Wireless network technology allows a mobile user to wirelessly connect to a wired network, such as an enterprise's local area network (LAN) or wide area network (WAN), or to another wireless network. Enterprises today are rapidly deploying wireless technology, in part because of the decreasing cost of mobile devices (e.g., personal digital assistants like the Compaq iPAQ by Compaq Corporation of Houston, Tex. and laptop computers) and wireless access points, and in part because of the increasing ease of installation and deployment, among other reasons. Such wireless network technology can provide LAN and/or WAN service to enterprises' authorized users without wire installation and without tethering users to network connections. Wireless networks typically include mobile devices and wireless access points, which are portals to the wired network. Wireless access points are available with varying degrees of intelligence and functionality. Some merely act as bridges that relay wireless traffic into a wired network, while others provide additional functionality. Typically, simpler access points that provide less functionality cost less, but may not provide features necessary for operation within an enterprise.
Devices that conform to the IEEE 802.11 standard, a family of specifications for wireless networks developed by a working group of the Institute of Electrical and Electronics Engineers (IEEE), are very popular and, particularly, the 802.11b technology has garnered wide acceptance in many businesses as standard networking technology. This technology effectively replaces an Ethernet cable from a router to a computer with a wireless link. Each 802.11b access point can support dozens of mobile devices by sharing 11 Mbps (megabits per second) of capacity. There can be up to three access points working in the same area, and each typically has an indoor range of 80 feet at 11 Mbps and 300 feet at 1 Mbps.

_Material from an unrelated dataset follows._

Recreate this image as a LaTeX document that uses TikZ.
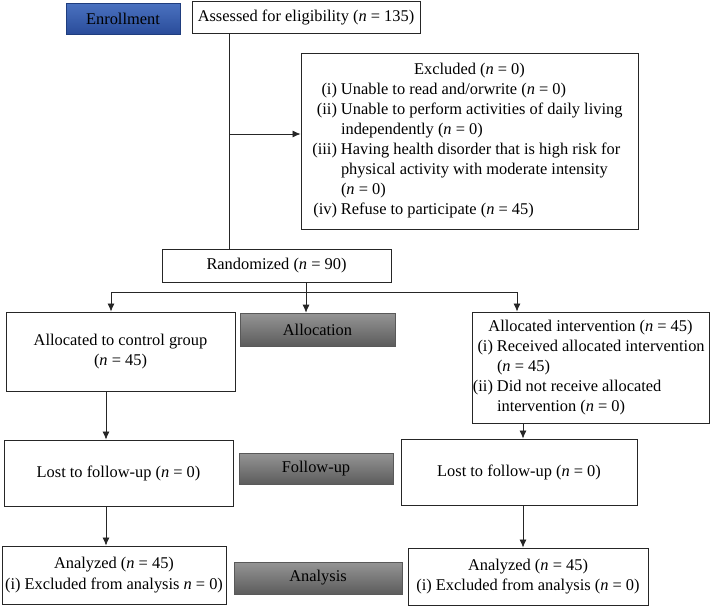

Despite the freedom and convenience provided by wireless networks, establishment of adequate security is a barrier to adoption. Wireless networks introduce a series of new security problems to organizations because physical connection to a network is not required for access. Wireless network signals typically have ranges beyond the physical confines of a building. Any compatible network adapter or access point within the range of an 802.11b access point can join the network. Thus, these networks can potentially make otherwise proprietary resources available to unauthorized users.
To offset the susceptibility of wireless networks to unauthorized accesses, the 802.11b standard provides a security protocol called Wired Equivalent Privacy (WEP). WEP attempts to provide a wireless network with a level of security and privacy comparable to a wired network by providing access control, link privacy and data integrity functions. When WEP is enabled on an 802.11b network, a secure key is entered into each mobile device and this key is used to encrypt and authenticate data.

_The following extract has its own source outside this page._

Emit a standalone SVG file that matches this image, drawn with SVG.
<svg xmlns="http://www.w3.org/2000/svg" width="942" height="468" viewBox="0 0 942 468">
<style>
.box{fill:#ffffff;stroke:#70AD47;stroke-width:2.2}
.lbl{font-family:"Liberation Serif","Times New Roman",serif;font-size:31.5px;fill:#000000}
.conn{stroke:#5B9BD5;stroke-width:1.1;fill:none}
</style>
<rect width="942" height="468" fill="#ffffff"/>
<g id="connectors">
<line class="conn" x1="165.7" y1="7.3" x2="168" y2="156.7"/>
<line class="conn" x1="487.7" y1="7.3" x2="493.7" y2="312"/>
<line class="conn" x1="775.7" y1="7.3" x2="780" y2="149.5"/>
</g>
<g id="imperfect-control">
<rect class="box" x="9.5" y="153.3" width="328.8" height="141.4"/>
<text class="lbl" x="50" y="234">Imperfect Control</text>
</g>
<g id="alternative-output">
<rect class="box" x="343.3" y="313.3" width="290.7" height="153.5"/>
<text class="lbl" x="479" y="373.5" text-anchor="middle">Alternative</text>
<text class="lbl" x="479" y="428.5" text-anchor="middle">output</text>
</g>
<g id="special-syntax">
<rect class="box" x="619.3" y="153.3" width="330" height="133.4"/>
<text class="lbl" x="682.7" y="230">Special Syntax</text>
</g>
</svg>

Many practitioners view the security provided by WEP as inadequate, however, and for many applications users typically implement additional security measures to supplement the deficiencies of WEP. For example, several independent studies have shown that, with relatively minor effort, attackers can gain access to a WEP-secured wireless network by eavesdropping on the network. The studies have also shown that attackers can log on to WEP-enabled networks as bona fide users and send data into the networks without being detected.

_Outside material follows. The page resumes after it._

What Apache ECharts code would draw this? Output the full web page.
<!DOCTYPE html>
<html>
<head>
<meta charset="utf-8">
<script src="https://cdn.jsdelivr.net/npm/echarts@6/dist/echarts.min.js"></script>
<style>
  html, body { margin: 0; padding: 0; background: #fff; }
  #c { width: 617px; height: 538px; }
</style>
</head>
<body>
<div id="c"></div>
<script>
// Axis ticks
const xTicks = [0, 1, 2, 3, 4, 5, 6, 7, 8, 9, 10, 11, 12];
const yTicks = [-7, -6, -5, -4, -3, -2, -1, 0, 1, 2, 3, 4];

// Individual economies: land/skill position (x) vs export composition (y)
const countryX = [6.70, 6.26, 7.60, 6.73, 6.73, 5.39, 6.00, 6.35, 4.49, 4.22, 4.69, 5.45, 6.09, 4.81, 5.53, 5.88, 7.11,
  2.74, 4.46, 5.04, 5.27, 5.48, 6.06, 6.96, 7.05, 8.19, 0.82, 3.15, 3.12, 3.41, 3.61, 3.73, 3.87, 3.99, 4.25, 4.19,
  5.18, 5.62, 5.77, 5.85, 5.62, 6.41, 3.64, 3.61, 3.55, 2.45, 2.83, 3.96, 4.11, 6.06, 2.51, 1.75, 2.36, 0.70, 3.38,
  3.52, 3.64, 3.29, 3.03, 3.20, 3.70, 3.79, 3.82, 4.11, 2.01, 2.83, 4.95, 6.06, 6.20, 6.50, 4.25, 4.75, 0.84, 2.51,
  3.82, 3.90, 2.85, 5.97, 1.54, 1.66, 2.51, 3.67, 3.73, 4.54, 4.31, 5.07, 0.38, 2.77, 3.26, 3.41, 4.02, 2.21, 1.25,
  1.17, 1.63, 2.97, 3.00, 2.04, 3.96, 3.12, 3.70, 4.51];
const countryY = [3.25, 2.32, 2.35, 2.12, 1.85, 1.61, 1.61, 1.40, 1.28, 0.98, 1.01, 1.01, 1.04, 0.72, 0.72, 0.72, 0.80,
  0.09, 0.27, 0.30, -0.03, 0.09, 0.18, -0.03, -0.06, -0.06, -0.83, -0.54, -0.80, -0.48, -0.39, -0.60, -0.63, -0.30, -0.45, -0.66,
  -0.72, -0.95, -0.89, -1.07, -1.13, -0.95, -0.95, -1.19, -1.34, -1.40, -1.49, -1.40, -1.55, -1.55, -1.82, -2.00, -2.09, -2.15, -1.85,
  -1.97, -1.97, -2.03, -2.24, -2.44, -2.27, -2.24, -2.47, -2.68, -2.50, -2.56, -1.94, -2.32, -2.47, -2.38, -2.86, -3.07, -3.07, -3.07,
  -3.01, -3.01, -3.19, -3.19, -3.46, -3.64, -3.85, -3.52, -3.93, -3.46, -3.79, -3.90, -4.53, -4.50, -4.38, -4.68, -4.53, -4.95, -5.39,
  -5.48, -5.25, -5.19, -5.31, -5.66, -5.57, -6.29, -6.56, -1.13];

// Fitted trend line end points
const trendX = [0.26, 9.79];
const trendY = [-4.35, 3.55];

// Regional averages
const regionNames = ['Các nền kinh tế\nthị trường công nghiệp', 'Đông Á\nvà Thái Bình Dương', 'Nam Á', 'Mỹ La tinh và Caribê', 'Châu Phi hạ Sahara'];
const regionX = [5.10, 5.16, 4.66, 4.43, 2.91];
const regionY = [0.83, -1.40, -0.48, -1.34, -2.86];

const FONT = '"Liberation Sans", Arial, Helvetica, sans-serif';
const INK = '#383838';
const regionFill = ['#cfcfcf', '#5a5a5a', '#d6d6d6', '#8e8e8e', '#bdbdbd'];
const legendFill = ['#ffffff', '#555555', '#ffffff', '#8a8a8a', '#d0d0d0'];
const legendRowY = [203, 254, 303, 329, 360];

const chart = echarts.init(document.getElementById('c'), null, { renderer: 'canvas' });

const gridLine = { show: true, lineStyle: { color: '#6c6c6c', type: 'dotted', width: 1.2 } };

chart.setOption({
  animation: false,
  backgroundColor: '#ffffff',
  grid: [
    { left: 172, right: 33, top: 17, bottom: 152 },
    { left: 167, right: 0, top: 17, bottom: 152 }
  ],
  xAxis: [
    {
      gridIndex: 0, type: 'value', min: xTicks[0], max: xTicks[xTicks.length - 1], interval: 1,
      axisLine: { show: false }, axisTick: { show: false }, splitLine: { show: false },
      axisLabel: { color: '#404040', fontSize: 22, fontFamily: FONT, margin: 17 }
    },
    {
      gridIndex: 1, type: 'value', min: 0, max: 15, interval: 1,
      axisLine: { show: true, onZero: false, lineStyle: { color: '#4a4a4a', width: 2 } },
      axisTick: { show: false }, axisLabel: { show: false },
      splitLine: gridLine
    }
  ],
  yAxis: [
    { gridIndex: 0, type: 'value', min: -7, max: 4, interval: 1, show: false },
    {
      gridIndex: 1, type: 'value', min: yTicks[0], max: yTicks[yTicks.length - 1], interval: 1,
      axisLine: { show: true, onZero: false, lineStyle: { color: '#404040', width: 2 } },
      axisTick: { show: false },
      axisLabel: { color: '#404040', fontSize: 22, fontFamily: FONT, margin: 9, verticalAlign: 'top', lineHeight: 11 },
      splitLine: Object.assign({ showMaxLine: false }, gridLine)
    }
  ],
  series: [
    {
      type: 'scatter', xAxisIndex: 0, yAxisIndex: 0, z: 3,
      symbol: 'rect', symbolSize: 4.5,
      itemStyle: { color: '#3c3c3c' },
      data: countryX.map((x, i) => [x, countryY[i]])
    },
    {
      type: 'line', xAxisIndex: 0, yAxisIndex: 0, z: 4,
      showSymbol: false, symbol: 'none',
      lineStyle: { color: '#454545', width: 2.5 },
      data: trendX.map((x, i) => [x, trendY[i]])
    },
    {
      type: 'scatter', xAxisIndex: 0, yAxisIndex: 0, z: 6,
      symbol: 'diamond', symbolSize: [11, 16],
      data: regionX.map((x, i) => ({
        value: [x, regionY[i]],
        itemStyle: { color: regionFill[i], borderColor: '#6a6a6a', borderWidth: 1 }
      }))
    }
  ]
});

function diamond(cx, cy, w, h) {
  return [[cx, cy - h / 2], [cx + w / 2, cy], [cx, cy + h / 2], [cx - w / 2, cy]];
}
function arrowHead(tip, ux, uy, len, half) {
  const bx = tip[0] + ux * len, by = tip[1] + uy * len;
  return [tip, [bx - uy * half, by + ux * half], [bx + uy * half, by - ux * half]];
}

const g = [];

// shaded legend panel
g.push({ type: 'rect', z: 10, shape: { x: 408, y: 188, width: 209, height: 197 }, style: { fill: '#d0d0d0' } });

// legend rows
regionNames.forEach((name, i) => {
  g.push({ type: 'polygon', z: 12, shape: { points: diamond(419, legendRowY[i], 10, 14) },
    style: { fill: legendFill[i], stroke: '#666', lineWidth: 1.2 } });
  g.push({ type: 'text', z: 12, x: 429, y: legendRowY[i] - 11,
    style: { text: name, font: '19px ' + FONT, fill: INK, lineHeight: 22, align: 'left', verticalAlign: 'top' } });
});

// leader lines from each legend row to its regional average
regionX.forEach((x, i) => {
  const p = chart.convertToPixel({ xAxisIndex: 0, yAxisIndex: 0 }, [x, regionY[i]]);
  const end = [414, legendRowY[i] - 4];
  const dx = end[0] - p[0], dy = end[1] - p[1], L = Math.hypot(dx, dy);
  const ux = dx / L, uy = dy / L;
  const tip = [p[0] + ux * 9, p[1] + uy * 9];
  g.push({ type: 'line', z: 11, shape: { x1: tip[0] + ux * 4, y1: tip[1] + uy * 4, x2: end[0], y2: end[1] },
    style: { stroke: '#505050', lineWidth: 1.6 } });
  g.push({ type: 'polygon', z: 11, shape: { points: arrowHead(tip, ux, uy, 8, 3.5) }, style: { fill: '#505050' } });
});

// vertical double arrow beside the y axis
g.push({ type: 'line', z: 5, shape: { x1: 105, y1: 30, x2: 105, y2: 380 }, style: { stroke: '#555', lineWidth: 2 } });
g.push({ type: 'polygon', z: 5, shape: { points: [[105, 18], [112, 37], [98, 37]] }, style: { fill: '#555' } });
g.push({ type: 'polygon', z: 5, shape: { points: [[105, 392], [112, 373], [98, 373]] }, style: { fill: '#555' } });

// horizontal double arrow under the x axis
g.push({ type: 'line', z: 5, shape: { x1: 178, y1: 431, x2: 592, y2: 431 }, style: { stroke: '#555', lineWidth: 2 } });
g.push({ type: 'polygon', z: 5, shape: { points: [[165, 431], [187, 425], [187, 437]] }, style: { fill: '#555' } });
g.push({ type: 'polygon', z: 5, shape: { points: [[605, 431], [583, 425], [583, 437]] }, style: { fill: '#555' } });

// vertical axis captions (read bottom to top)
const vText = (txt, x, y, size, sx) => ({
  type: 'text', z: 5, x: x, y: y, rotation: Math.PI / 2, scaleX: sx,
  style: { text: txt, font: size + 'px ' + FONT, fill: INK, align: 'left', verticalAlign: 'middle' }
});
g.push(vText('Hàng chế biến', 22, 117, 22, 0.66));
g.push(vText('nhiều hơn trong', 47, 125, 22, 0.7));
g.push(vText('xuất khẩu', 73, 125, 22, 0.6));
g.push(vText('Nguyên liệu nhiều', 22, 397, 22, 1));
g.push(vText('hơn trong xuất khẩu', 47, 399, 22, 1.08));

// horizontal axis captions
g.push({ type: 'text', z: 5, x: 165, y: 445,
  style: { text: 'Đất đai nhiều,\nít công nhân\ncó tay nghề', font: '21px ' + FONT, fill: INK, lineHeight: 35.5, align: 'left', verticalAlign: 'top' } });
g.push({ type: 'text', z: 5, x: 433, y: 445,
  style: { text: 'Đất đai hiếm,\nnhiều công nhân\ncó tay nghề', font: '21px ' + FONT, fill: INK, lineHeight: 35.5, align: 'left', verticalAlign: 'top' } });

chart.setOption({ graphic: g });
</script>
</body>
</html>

To overcome WEP's flaws, industry organizations have recommended using Virtual Private Networks (VPNs) to provide security for wireless networks. Unfortunately, the currently available VPNs introduce additional implementation challenges. For example, some implementations require access points to be directly wired to a single VPN server (normally located in a central equipment room). VPNs typically provide only binary access to the organization's network, meaning a mobile device user can either have a complete access to the protected network or none at all. Further, a single 11 Mbps 802.11b access point can have an effective throughput of approximately three times more than the capacity of a T1 connection, which is the connection typically supported by some existing VPN servers. Thus, wireless network users might overload the VPN server, resulting in poor performance for both the wireless network and mobile device users.